┌─ Collected data

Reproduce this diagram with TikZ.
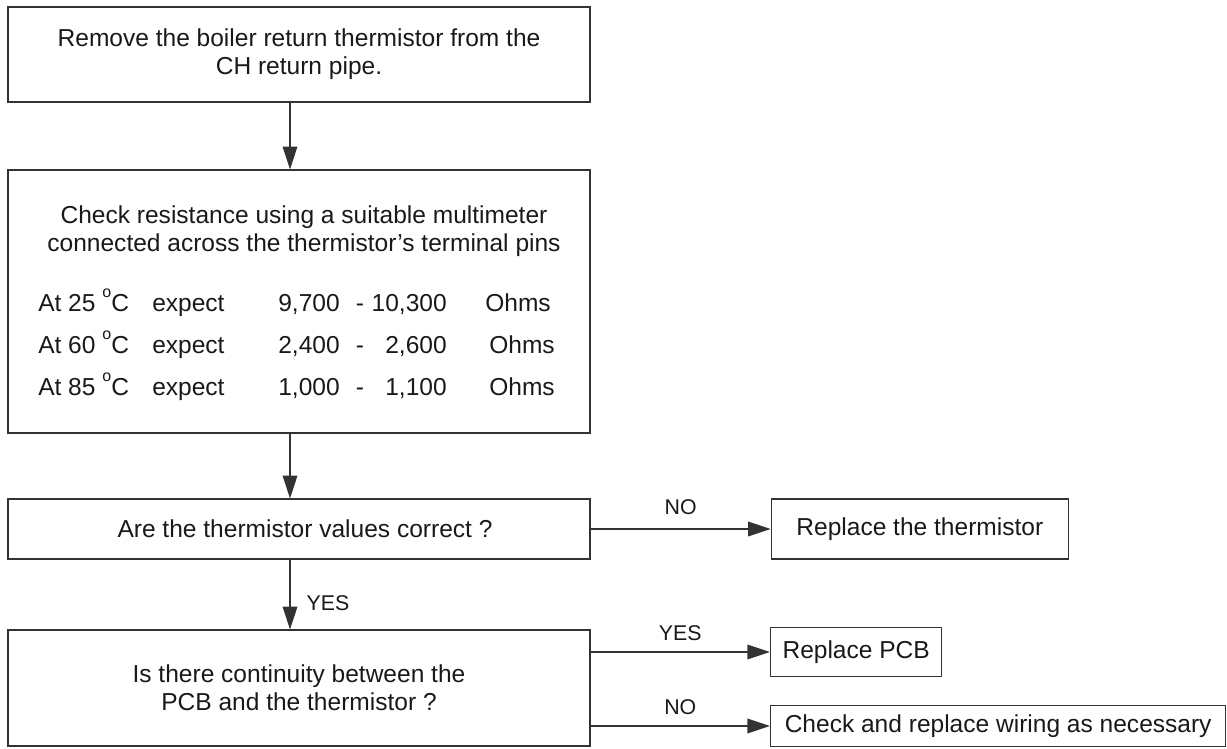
\documentclass[tikz,border=0pt]{standalone}
\usepackage{fontspec}
\setmainfont{Liberation Sans}
\usetikzlibrary{arrows.meta,positioning}

\newcommand{\degsign}{\raisebox{1.05ex}{\fontsize{12}{12}\selectfont o}}

\begin{document}
\begin{tikzpicture}[
  x=0.75pt, y=-0.75pt,
  node distance=135pt,
  stepbox/.style={draw=black!80, line width=1pt, inner sep=0pt, align=center, text=black!90, font=\fontsize{18.4}{21}\selectfont},
  txt/.style={inner sep=0pt, text=black!90, font=\fontsize{18.4}{21}\selectfont},
  lbl/.style={inner sep=0pt, text=black!90, font=\fontsize{16}{18}\selectfont},
  arr/.style={draw=black!80, line width=1pt, -{Triangle[length=17pt,width=11pt]}}
]
  \useasboundingbox (0,0) rectangle (1227,749);

  % left column
  \node[stepbox, minimum width=436.5pt, minimum height=71.25pt] (remove) at (299,54.5) {Remove the boiler return thermistor from the\\CH return pipe.};
  \node[stepbox, minimum width=436.5pt, minimum height=197.25pt] (check) at (299,301.5) {};
  \node[txt, align=center] (checkhdr) at (304,231) {Check resistance using a suitable multimeter\\connected across the thermistor’s terminal pins};
  \foreach \deg/\lo/\hi/\y/\ox in {25/{9,700}/{10,300}/311/485, 60/{2,400}/{2,600}/353/489, 85/{1,000}/{1,100}/395/489}{
    \node[txt, anchor=base west] (at\deg) at (38,\y) {At \deg\ \degsign C};
    \node[txt, anchor=base west] (exp\deg) at (152,\y) {expect};
    \node[txt, anchor=base east] (lo\deg) at (340,\y) {\lo};
    \node[txt, anchor=base] (dash\deg) at (360,\y) {-};
    \node[txt, anchor=base east] (hi\deg) at (447,\y) {\hi};
    \node[txt, anchor=base west] (ohm\deg) at (\ox,\y) {Ohms};
  }
  \node[stepbox, minimum width=436.5pt, minimum height=45pt] (correct) at (299,529) {\hspace*{9pt}Are the thermistor values correct ?};
  \node[stepbox, minimum width=436.5pt, minimum height=87pt] (cont) at (299,688) {Is there continuity between the\\PCB and the thermistor ?};

  % right column
  \node[stepbox, minimum width=222.75pt, minimum height=45pt, right=of correct] (newtherm) {Replace the thermistor};
  \node[stepbox, minimum width=128.25pt, minimum height=36.75pt, anchor=west] (newpcb) at (770,652) {Replace PCB};
  \node[stepbox, minimum width=341.25pt, minimum height=30.75pt, anchor=west] (wiring) at (770,726) {Check and replace wiring as necessary};

  % connectors
  \coordinate (spine) at (290,0);
  \draw[arr] (spine |- remove.south) -- (spine |- check.north);
  \draw[arr] (spine |- check.south) -- (spine |- correct.north);
  \draw[arr] (spine |- correct.south) -- node[lbl, pos=0.62, anchor=west, xshift=12pt] (yesdown) {YES} (spine |- cont.north);
  \draw[arr] (correct.east) -- node[lbl, above=10pt] (nothermlbl) {NO} (newtherm.west);
  \draw[arr] (cont.east |- newpcb.west) -- node[lbl, above=8pt] (yespcb) {YES} (newpcb.west);
  \draw[arr] (cont.east |- wiring.west) -- node[lbl, above=8pt] (nowire) {NO} (wiring.west);
\end{tikzpicture}
\end{document}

└─

■ **Your task**: Return only the lines running from the top of the data to the line that holds "(0,0) rectangle (1227,749);". Include both of those lines, but skip the pictures.

■ **Result**:
Reproduce this diagram with TikZ.
\documentclass[tikz,border=0pt]{standalone}
\usepackage{fontspec}
\setmainfont{Liberation Sans}
\usetikzlibrary{arrows.meta,positioning}

\newcommand{\degsign}{\raisebox{1.05ex}{\fontsize{12}{12}\selectfont o}}

\begin{document}
\begin{tikzpicture}[
  x=0.75pt, y=-0.75pt,
  node distance=135pt,
  stepbox/.style={draw=black!80, line width=1pt, inner sep=0pt, align=center, text=black!90, font=\fontsize{18.4}{21}\selectfont},
  txt/.style={inner sep=0pt, text=black!90, font=\fontsize{18.4}{21}\selectfont},
  lbl/.style={inner sep=0pt, text=black!90, font=\fontsize{16}{18}\selectfont},
  arr/.style={draw=black!80, line width=1pt, -{Triangle[length=17pt,width=11pt]}}
]
  \useasboundingbox (0,0) rectangle (1227,749);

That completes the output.